**What you need to do**
Report each line of the data that has "document" somewhere in it.

**Provided records**

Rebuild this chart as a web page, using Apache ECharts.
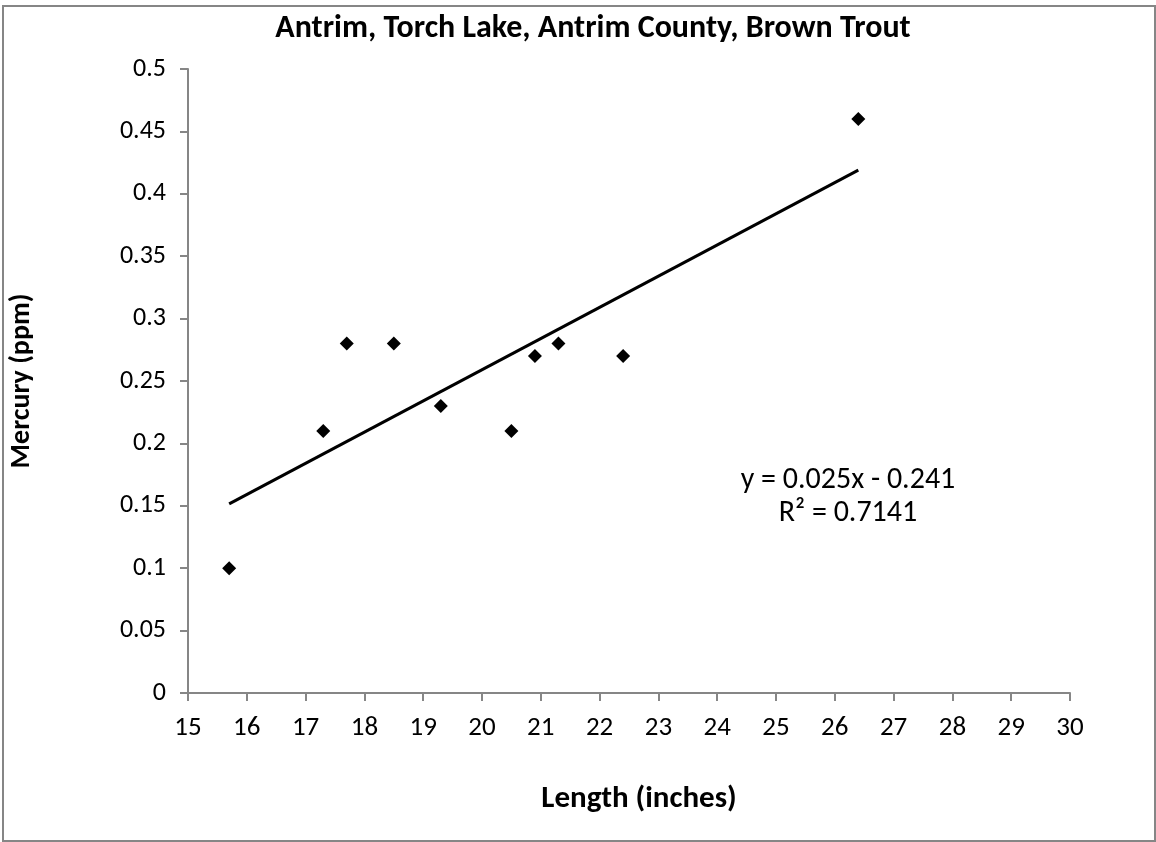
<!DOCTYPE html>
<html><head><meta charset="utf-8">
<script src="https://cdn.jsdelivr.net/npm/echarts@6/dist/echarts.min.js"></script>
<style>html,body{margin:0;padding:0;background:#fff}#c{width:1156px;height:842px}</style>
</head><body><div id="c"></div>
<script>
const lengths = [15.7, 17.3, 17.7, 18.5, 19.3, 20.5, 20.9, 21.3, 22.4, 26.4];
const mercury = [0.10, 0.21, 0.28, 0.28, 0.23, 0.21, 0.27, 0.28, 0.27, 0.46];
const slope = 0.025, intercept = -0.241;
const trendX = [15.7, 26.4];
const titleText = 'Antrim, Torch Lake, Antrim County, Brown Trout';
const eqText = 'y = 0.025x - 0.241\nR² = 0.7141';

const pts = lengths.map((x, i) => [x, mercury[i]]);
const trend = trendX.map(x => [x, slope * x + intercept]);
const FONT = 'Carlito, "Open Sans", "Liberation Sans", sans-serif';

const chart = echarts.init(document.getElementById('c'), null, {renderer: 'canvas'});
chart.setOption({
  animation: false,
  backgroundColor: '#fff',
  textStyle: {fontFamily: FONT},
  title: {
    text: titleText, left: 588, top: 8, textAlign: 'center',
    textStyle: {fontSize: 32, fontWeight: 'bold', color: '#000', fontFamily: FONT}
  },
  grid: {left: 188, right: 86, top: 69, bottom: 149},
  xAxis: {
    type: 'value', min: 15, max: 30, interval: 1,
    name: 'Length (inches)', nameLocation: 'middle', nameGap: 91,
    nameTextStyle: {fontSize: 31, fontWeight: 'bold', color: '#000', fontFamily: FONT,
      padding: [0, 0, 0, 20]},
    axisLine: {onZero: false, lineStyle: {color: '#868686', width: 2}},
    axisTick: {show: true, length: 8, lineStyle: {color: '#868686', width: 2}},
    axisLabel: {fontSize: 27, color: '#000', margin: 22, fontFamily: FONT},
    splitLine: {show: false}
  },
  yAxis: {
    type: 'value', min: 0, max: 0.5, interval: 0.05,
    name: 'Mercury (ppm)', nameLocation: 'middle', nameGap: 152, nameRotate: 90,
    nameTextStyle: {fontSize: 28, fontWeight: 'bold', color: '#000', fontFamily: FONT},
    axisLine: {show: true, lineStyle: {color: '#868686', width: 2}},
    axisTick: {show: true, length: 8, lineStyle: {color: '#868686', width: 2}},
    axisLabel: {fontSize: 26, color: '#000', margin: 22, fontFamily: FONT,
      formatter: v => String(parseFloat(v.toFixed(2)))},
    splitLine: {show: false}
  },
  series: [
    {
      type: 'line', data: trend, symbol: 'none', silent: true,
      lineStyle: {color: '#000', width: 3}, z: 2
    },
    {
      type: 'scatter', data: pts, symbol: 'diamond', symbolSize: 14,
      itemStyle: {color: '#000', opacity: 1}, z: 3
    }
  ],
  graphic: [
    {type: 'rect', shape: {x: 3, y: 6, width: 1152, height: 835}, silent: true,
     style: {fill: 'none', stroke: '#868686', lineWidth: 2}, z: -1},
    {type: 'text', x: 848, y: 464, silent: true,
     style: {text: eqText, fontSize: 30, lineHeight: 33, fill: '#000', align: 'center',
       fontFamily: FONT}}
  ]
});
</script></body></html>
--
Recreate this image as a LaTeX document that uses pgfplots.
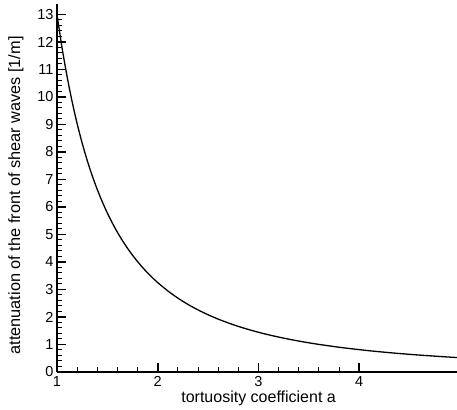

**Response**
const chart = echarts.init(document.getElementById('c'), null, {renderer: 'canvas'});
Recreate this image as a LaTeX document that uses pgfplots.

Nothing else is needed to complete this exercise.